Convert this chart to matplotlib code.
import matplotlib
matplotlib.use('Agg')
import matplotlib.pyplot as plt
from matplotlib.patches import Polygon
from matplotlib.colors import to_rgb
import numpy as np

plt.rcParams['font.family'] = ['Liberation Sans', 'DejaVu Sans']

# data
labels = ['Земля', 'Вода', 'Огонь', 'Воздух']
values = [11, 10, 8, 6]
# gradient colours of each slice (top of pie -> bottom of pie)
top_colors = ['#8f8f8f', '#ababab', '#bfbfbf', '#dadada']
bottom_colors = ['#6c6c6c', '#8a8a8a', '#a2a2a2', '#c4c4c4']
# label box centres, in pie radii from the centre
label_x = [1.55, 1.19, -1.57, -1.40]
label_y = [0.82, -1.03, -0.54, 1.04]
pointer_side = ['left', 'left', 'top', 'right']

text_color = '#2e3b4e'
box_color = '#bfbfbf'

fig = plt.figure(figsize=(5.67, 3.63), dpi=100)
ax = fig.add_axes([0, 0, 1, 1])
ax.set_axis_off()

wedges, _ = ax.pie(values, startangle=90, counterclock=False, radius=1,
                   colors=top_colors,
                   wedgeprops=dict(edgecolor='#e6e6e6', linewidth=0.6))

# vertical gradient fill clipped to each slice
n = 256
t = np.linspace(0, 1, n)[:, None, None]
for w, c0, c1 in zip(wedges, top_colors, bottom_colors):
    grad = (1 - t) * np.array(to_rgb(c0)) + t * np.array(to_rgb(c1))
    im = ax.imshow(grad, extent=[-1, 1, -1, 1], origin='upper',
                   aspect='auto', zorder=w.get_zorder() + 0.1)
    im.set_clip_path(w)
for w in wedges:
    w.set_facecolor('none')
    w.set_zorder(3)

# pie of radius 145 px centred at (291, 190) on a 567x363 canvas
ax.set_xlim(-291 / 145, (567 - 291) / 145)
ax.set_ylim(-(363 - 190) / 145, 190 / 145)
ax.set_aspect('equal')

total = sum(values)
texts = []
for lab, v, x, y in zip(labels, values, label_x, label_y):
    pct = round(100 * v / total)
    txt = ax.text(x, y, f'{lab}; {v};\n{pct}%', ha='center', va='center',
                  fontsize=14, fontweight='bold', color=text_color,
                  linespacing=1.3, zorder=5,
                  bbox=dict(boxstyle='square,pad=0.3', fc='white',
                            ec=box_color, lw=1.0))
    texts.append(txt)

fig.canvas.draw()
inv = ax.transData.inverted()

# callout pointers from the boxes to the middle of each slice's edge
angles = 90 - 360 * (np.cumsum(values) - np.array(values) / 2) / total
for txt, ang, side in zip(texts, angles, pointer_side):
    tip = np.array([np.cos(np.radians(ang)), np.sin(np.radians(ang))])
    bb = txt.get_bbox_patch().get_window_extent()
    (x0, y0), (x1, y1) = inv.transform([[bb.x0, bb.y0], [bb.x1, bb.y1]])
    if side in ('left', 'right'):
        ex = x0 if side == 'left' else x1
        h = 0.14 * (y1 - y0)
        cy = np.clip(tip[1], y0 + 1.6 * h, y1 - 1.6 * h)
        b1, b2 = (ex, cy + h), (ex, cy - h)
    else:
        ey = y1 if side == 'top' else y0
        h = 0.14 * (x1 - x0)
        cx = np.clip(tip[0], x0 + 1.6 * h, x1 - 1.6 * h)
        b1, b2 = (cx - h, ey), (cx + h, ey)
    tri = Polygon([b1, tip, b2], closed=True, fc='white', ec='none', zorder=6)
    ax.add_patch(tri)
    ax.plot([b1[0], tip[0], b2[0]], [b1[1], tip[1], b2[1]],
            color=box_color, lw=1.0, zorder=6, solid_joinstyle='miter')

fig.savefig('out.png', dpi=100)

####################

▶ [What the task asks]: Your answer should be exactly the lines of the data above, from the first through the line containing "plt.rcParams['font.family'] = ['Liberation".

▶ [The completed task]:
Convert this chart to matplotlib code.
import matplotlib
matplotlib.use('Agg')
import matplotlib.pyplot as plt
from matplotlib.patches import Polygon
from matplotlib.colors import to_rgb
import numpy as np

plt.rcParams['font.family'] = ['Liberation Sans', 'DejaVu Sans']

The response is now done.